Wind and snow stung our faces as Warnock and I explored Barrow. Beaches were festooned with feathers from molting birds. As we looked toward the North Pole, gray whales blew and breached, and along the entire horizon short-tailed shearwaters dipped and rose in an undulating ribbon of black. Closer in, long-tailed ducks, eiders, scoters, Pacific loons, and kittiwakes bobbed over whitecaps, and glaucous gulls wheeled and shot shoreward on the same wild wind that had delayed Warnock's flight from Anchorage. All these birds and many more, plus whales, seals, and walruses, are sustained by fertile upwellings from the Barrow Canyon. Shell's leases are close to more than 15 Audubon Important Bird Areas. Birds come here to breed from all continents and all 50 states. On the dirt road to Point Barrow we encountered an array of satellite dishes (all horizontal and pointing south toward geosynchronous orbits above the equator), arches made of bowhead whale jawbones, and fields flecked with the white blooms of Arctic cotton. Eight snowy owls squatted on the tundra, sternly surveying us through half-closed yellow eyes. The Inupiat name for Barrow is Ukpiagvik--"place to hunt snowy owls." They're great eating, one fellow told me.

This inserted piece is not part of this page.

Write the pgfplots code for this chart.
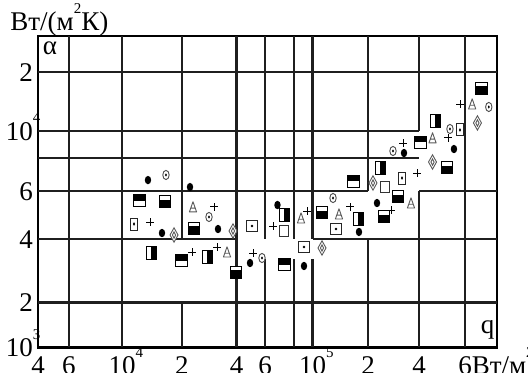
\documentclass[border=0pt]{standalone}
\usepackage{pgfplots}
\pgfplotsset{compat=1.18}
\usepackage{fontspec}
\setmainfont{Liberation Serif}

% small superscript that does not take width
\newcommand\sups[1]{\rlap{\raisebox{8.8pt}{\fontsize{7.5}{8}\selectfont #1}}}
\newcommand\supw[1]{\raisebox{8.8pt}{\fontsize{7.5}{8}\selectfont #1}}

% piecewise log-linear axis mappings (the printed grid is not a perfect log scale)
\def\S#1#2#3{+#1*min(max(\L-#2,0),#3)}
\def\xtrafo#1{%
  \begingroup
  \pgfkeys{/pgf/fpu=true,/pgf/fpu/output format=fixed}%
  \pgfmathparse{ln(#1)*0.4342944819}\let\L\pgfmathresult
  \pgfmathparse{0\S{176.05}{3.60206}{0.17609}\S{238.90}{3.77815}{0.22185}%
    \S{199.32}{4}{0.30103}\S{181.05}{4.30103}{0.30103}\S{161.85}{4.60206}{0.17609}%
    \S{232.11}{4.77815}{0.12494}\S{190.90}{4.90309}{0.09691}\S{184.37}{5}{0.30103}%
    \S{169.42}{5.30103}{0.30103}\S{261.23}{5.60206}{0.17609}\S{256.12}{5.77815}{0.12494}}%
  \xdef\trafores{\pgfmathresult}%
  \endgroup
  \let\pgfmathresult\trafores}
\def\ytrafo#1{%
  \begingroup
  \pgfkeys{/pgf/fpu=true,/pgf/fpu/output format=fixed}%
  \pgfmathparse{ln(#1)*0.4342944819}\let\L\pgfmathresult
  \pgfmathparse{0\S{149.49}{3}{0.30103}\S{210.94}{3.30103}{0.30103}%
    \S{272.59}{3.60206}{0.17609}\S{264.13}{3.77815}{0.12494}\S{278.61}{3.90309}{0.09691}%
    \S{195.99}{4}{0.30103}\S{204.44}{4.30103}{0.17609}}%
  \xdef\trafores{\pgfmathresult}%
  \endgroup
  \let\pgfmathresult\trafores}

% plot marks
\pgfdeclareplotmark{HT}{% square, upper part black
  \pgfsetlinewidth{0.5pt}\pgfsetstrokecolor{black}%
  \pgfpathrectangle{\pgfpoint{-3pt}{-3pt}}{\pgfpoint{6pt}{6pt}}%
  \pgfsetfillcolor{white}\pgfusepath{fill,stroke}%
  \pgfpathrectangle{\pgfpoint{-3pt}{0.2pt}}{\pgfpoint{6pt}{2.8pt}}%
  \pgfsetfillcolor{black}\pgfusepath{fill,stroke}}
\pgfdeclareplotmark{HB}{% square, lower part black
  \pgfsetlinewidth{0.5pt}\pgfsetstrokecolor{black}%
  \pgfpathrectangle{\pgfpoint{-2.9pt}{-3pt}}{\pgfpoint{5.8pt}{6pt}}%
  \pgfsetfillcolor{white}\pgfusepath{fill,stroke}%
  \pgfpathrectangle{\pgfpoint{-2.9pt}{-3pt}}{\pgfpoint{5.8pt}{3.8pt}}%
  \pgfsetfillcolor{black}\pgfusepath{fill,stroke}}
\pgfdeclareplotmark{VH}{% rectangle, right half black
  \pgfsetlinewidth{0.5pt}\pgfsetstrokecolor{black}%
  \pgfpathrectangle{\pgfpoint{-2.5pt}{-3.3pt}}{\pgfpoint{5pt}{6.6pt}}%
  \pgfsetfillcolor{white}\pgfusepath{fill,stroke}%
  \pgfpathrectangle{\pgfpoint{0pt}{-3.3pt}}{\pgfpoint{2.5pt}{6.6pt}}%
  \pgfsetfillcolor{black}\pgfusepath{fill,stroke}}
\pgfdeclareplotmark{OS}{% open rectangle
  \pgfsetlinewidth{0.5pt}\pgfsetstrokecolor{black!80}%
  \pgfpathrectangle{\pgfpoint{-2.1pt}{-2.6pt}}{\pgfpoint{4.2pt}{5.2pt}}%
  \pgfsetfillcolor{white}\pgfusepath{fill,stroke}}
\pgfdeclareplotmark{SD}{% square with dot
  \pgfsetlinewidth{0.5pt}\pgfsetstrokecolor{black!85}%
  \pgfpathrectangle{\pgfpoint{-2.8pt}{-2.8pt}}{\pgfpoint{5.6pt}{5.6pt}}%
  \pgfsetfillcolor{white}\pgfusepath{fill,stroke}%
  \pgfpathcircle{\pgfpointorigin}{0.7pt}%
  \pgfsetfillcolor{black}\pgfusepath{fill}}
\pgfdeclareplotmark{RD}{% tall rectangle with dot
  \pgfsetlinewidth{0.5pt}\pgfsetstrokecolor{black!85}%
  \pgfpathrectangle{\pgfpoint{-1.8pt}{-3pt}}{\pgfpoint{3.6pt}{6pt}}%
  \pgfsetfillcolor{white}\pgfusepath{fill,stroke}%
  \pgfpathellipse{\pgfpointorigin}{\pgfpoint{0.55pt}{0pt}}{\pgfpoint{0pt}{0.9pt}}%
  \pgfsetfillcolor{black}\pgfusepath{fill}}
\pgfdeclareplotmark{FC}{% filled ellipse
  \pgfpathellipse{\pgfpointorigin}{\pgfpoint{1.6pt}{0pt}}{\pgfpoint{0pt}{2.1pt}}%
  \pgfsetfillcolor{black}\pgfusepath{fill}}
\pgfdeclareplotmark{CD}{% ring with dot
  \pgfsetlinewidth{0.45pt}\pgfsetstrokecolor{black!70}%
  \pgfpathellipse{\pgfpointorigin}{\pgfpoint{1.6pt}{0pt}}{\pgfpoint{0pt}{2.3pt}}%
  \pgfsetfillcolor{white}\pgfusepath{fill,stroke}%
  \pgfpathellipse{\pgfpointorigin}{\pgfpoint{0.5pt}{0pt}}{\pgfpoint{0pt}{0.8pt}}%
  \pgfsetfillcolor{black}\pgfusepath{fill}}
\pgfdeclareplotmark{PL}{% plus
  \pgfsetlinewidth{0.45pt}\pgfsetstrokecolor{black}%
  \pgfpathmoveto{\pgfpoint{-1.9pt}{0pt}}\pgfpathlineto{\pgfpoint{1.9pt}{0pt}}%
  \pgfpathmoveto{\pgfpoint{0pt}{-1.9pt}}\pgfpathlineto{\pgfpoint{0pt}{1.9pt}}%
  \pgfusepath{stroke}}
\pgfdeclareplotmark{TR}{% triangle with crossbar
  \pgfsetlinewidth{0.45pt}\pgfsetstrokecolor{black!65}\pgfsetroundjoin
  \pgfpathmoveto{\pgfpoint{-1.8pt}{-2.5pt}}\pgfpathlineto{\pgfpoint{0pt}{2.6pt}}%
  \pgfpathlineto{\pgfpoint{1.8pt}{-2.5pt}}\pgfpathclose
  \pgfpathmoveto{\pgfpoint{-0.9pt}{-0.6pt}}\pgfpathlineto{\pgfpoint{0.9pt}{-0.6pt}}%
  \pgfsetfillcolor{white}\pgfusepath{fill,stroke}}
\pgfdeclareplotmark{DM}{% diamond with inner diamond
  \pgfsetlinewidth{0.45pt}\pgfsetstrokecolor{black!65}%
  \pgfpathmoveto{\pgfpoint{0pt}{3.6pt}}\pgfpathlineto{\pgfpoint{2pt}{0pt}}%
  \pgfpathlineto{\pgfpoint{0pt}{-3.6pt}}\pgfpathlineto{\pgfpoint{-2pt}{0pt}}\pgfpathclose
  \pgfsetfillcolor{white}\pgfusepath{fill,stroke}%
  \pgfpathmoveto{\pgfpoint{0pt}{1.6pt}}\pgfpathlineto{\pgfpoint{0.8pt}{0pt}}%
  \pgfpathlineto{\pgfpoint{0pt}{-1.6pt}}\pgfpathlineto{\pgfpoint{-0.8pt}{0pt}}\pgfpathclose
  \pgfusepath{stroke}}

\pgfplotsset{gl/.style={line width=1.1pt, black!88, forget plot, mark=none}}

\begin{document}
\begin{tikzpicture}
\begin{axis}[
  at={(0,0)}, anchor=south west,
  x=0.5pt, y=0.5pt,
  x coord trafo/.code={\xtrafo{#1}},
  y coord trafo/.code={\ytrafo{#1}},
  xmin=4000, xmax=800000, ymin=1000, ymax=30000,
  xtick={4000,6000,10000,20000,40000,60000,100000,200000,400000,600000},
  xticklabels={4,6,10\sups{4},2,4,6,10\sups{5},2,4,6\rlap{Вт/м\supw{2}}},
  ytick={1000,2000,4000,6000,10000,20000},
  yticklabels={10\sups{3},2,4,6,10\sups{4},2},
  major tick length=0pt,
  tick label style={font=\fontsize{13.5}{16}\selectfont, inner sep=0pt},
  xticklabel style={anchor=base, yshift=-13.6pt},
  yticklabel style={anchor=base east, xshift=-2.4pt, yshift=-4.6pt},
  axis line style={line width=1.1pt, black},
  clip=false,
]
% grid (partly interrupted, as in the original)
\addplot[gl] coordinates {(4000,2000) (800000,2000)};
\addplot[gl] coordinates {(4000,4000) (40000,4000)};
\addplot[gl] coordinates {(100000,4000) (800000,4000)};
\addplot[gl] coordinates {(4000,6000) (200000,6000)};
\addplot[gl] coordinates {(400000,6000) (800000,6000)};
\addplot[gl] coordinates {(4000,8000) (400000,8000)};
\addplot[gl] coordinates {(4000,10000) (400000,10000)};
\addplot[gl] coordinates {(4000,20000) (800000,20000)};
\addplot[gl] coordinates {(6000,1000) (6000,30000)};
\addplot[gl] coordinates {(10000,1000) (10000,30000)};
\addplot[gl] coordinates {(20000,1000) (20000,2000)};
\addplot[gl] coordinates {(20000,4000) (20000,30000)};
\addplot[gl] coordinates {(40000,1000) (40000,30000)};
\addplot[gl] coordinates {(60000,1000) (60000,3200)};
\addplot[gl] coordinates {(60000,4000) (60000,30000)};
\addplot[gl] coordinates {(80000,1000) (80000,3200)};
\addplot[gl] coordinates {(80000,4000) (80000,30000)};
\addplot[gl] coordinates {(100000,1000) (100000,3200)};
\addplot[gl] coordinates {(100000,4000) (100000,30000)};
\addplot[gl] coordinates {(200000,1000) (200000,4000)};
\addplot[gl] coordinates {(200000,6000) (200000,30000)};
\addplot[gl] coordinates {(400000,1000) (400000,6000)};
\addplot[gl] coordinates {(400000,10000) (400000,30000)};
\addplot[gl] coordinates {(600000,1000) (600000,30000)};

% data
\addplot[only marks, mark=HT] coordinates {(12170,5517) (19900,3147) (73130,3012) (167900,6546) (407000,9128)};
\addplot[only marks, mark=HB] coordinates {(16440,5470) (23300,4388) (39740,2774) (112600,4985) (300700,5705) (248600,4817) (696000,16570) (512000,7333)};
\addplot[only marks, mark=VH] coordinates {(14140,3434) (27490,3287) (73130,4899) (178700,4735) (235400,7333) (464600,11240)};
\addplot[only marks, mark=OS] coordinates {(72400,4280) (252000,6210)};
\addplot[only marks, mark=SD] coordinates {(49870,4463) (90250,3665) (134100,4352)};
\addplot[only marks, mark=RD] coordinates {(11490,4540) (317500,6720) (574000,10120)};
\addplot[only marks, mark=FC] coordinates {(13500,6600) (22140,6210) (15870,4207) (31620,4352) (67900,5330) (48490,3078) (90250,2979) (178700,4245) (226000,5420) (326200,8336) (544300,8615)};
\addplot[only marks, mark=CD] coordinates {(16620,6900) (28190,4817) (57500,3251) (129200,5655) (280900,8476) (525500,10240) (743000,13260)};
\addplot[only marks, mark=PL] coordinates {(30040,5245) (13820,4617) (64970,4463) (22710,3470) (31210,3665) (50620,3434) (93600,5068) (159700,5245) (273400,5108) (389200,7020) (321800,9058) (574000,13730) (516500,9442)};
\addplot[only marks, mark=TR] coordinates {(23000,5245) (35460,3470) (87080,4775) (139200,4942) (358700,5420) (450600,9442) (640000,13730)};
\addplot[only marks, mark=DM] coordinates {(18240,4137) (38260,4280) (112600,3626) (214000,6434) (450600,7725) (671000,10990)};
\end{axis}
\node[anchor=base west, inner sep=0pt, font=\fontsize{13.5}{16}\selectfont] at (-14pt,158.3pt) {Вт/(м\supw{2}К)};
\node[inner sep=0pt, font=\fontsize{13.5}{16}\selectfont] at (6pt,149.8pt) {α};
\node[inner sep=0pt, font=\fontsize{13.5}{16}\selectfont] at (224.8pt,9pt) {q};
\pgfresetboundingbox
\path[use as bounding box] (-19pt,-12.75pt) rectangle (245pt,173.75pt);
\end{tikzpicture}
\end{document}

The point itself was a vast expanse of sand strewn with trash, puddles, and birds-- dunlins, sanderlings, western sandpipers, godwits, black- bellied plovers, and king eiders. Offshore, two supply barges plowed west from Prudhoe Bay.
While the wealth of wildlife elated me, it unnerved me as well, because the scenes of poisoned habitat and doomed birds I'd encountered during the Deepwater Horizon blowout were fresh in my mind. Devastating as that spill was, conditions for cleanup and bird survival couldn't have been better. So warm was the water in the Gulf that bacteria started eating the oil almost immediately. So warm was the air that nearly half the oil evaporated on contact. Daylight was long, seas mostly gentle. Still, most cleanup operations had to cease at nightfall and when storms or lightning occurred.

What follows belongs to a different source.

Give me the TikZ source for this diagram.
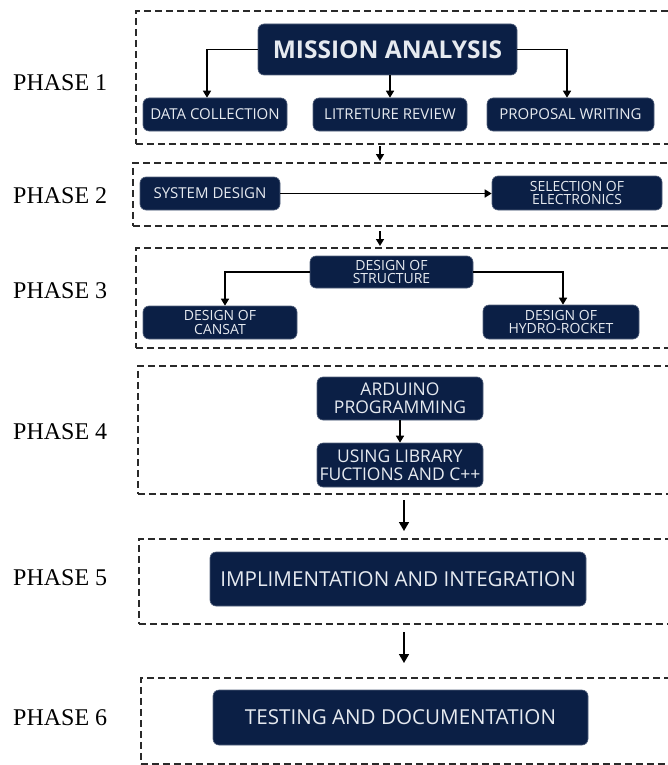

In the Arctic, conditions couldn't be worse. Oil can take decades to break down. In winter the sun doesn't cut the horizon for two months, and before freeze-up in late fall, 20-foot waves are not unusual. After freeze-up, blowout capping and cleanup are even less likely. Responding to the Deepwater Horizon spill were 9,700 vessels. In Louisiana the nearest Coast Guard strike team (trained in pollution response) was 130 miles away, in Mobile, Alabama. At Barrow the nearest strike team is 2,595 miles away, in Novato, California. In the Gulf of Mexico lightly oiled birds frequently survived. But Arctic water is so cold that an oil spot the size of a quarter could lead to lethal hypothermia.

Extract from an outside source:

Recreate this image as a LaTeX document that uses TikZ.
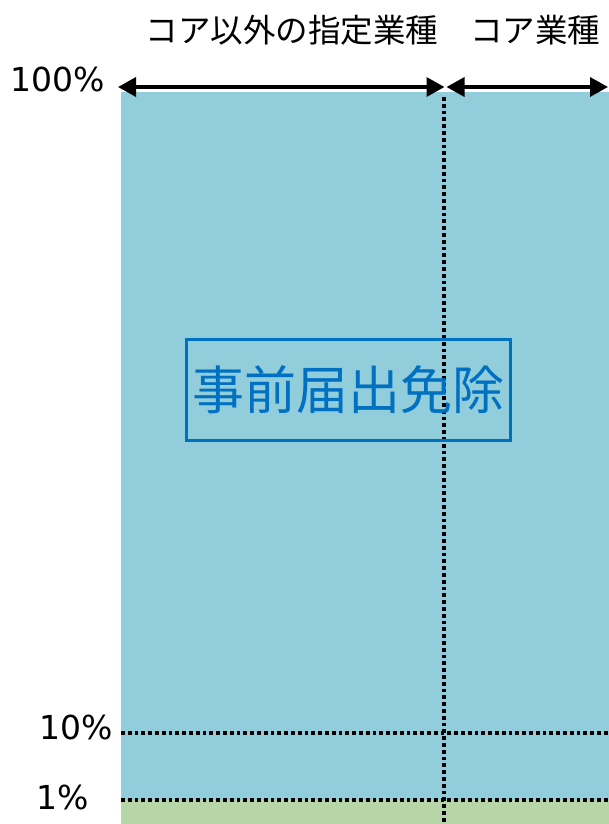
\documentclass[tikz,border=0pt]{standalone}
\usepackage{fontspec}
\setmainfont{Noto Sans CJK JP}
\newfontfamily\pctfont{DejaVu Sans}
\usepackage{tikz}
\usetikzlibrary{positioning, calc, arrows.meta}
\definecolor{aqua}{RGB}{146,205,220}
\definecolor{leaf}{RGB}{183,214,168}
\definecolor{titleblue}{RGB}{0,112,192}

\begin{document}
\begin{tikzpicture}[
    x=1pt, y=-1pt,
    >={Triangle[length=18pt, width=19pt]},
    span/.style={<->, line width=3.5pt},
    grid/.style={line width=4pt, dash pattern=on 3.8pt off 3pt},
    pct/.style={anchor=east, font=\pctfont\fontsize{33}{33}\selectfont, inner sep=0pt},
    head/.style={font=\fontsize{32.5}{32.5}\selectfont, inner sep=0pt}
]
\useasboundingbox (0,0) rectangle (609,824);

% 領域
\fill[aqua] (121,92) rectangle (609,800);
\fill[leaf] (121,800) rectangle (609,824);

% 座標
\coordinate (aL) at (118,87);
\coordinate (aM) at (445.5,87);
\coordinate (aR) at (608,87);
\coordinate (vT) at (444,97);
\coordinate (vB) at (444,824);
\coordinate (h10L) at (121,733);
\coordinate (h10R) at (609,733);
\coordinate (h1L) at (121,800);
\coordinate (h1R) at (609,800);

% 点線
\draw[grid] (vT) -- (vB);
\draw[grid] (h10L) -- (h10R);
\draw[grid] (h1L) -- (h1R);

% 矢印
\draw[span] (aL) -- ($(aM)+(-1,0)$);
\draw[span] ($(aM)+(1,0)$) -- (aR);

% ラベル
\node[head] (other) at (292,30) {コア以外の指定業種};
\node[head] (core) at (535,30) {コア業種};
\node[pct] (p100) at (105,79) {100\%};
\node[pct] (p10) at (113,727) {10\%};
\node[pct] (p1) at (89,797) {1\%};

% 事前届出免除
\node[draw=titleblue, line width=3pt, text=titleblue,
      minimum width=324pt, minimum height=101pt,
      font=\fontsize{52}{52}\selectfont] (exempt) at (348,390) {事前届出免除};

\end{tikzpicture}
\end{document}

Oiled polar bears could suffer the same fate. When Warnock and I came across a seal carcass on the beach we didn't linger, because there had been polar bear tracks that morning, and with seal-hunting opportunities diminished by melting pack ice, carrion has become a bigger part of the bears' diet--a part they would be tempted to supplement with human flesh. Polar bears were just now arriving from ice receded so far north that survivors of the brutal swim reportedly collapse exhausted, lying on the beach most of the day. Retreating ice is also forcing walruses to shore, where they are more vulnerable and therefore easily stampeded, sometimes trampling juveniles to death.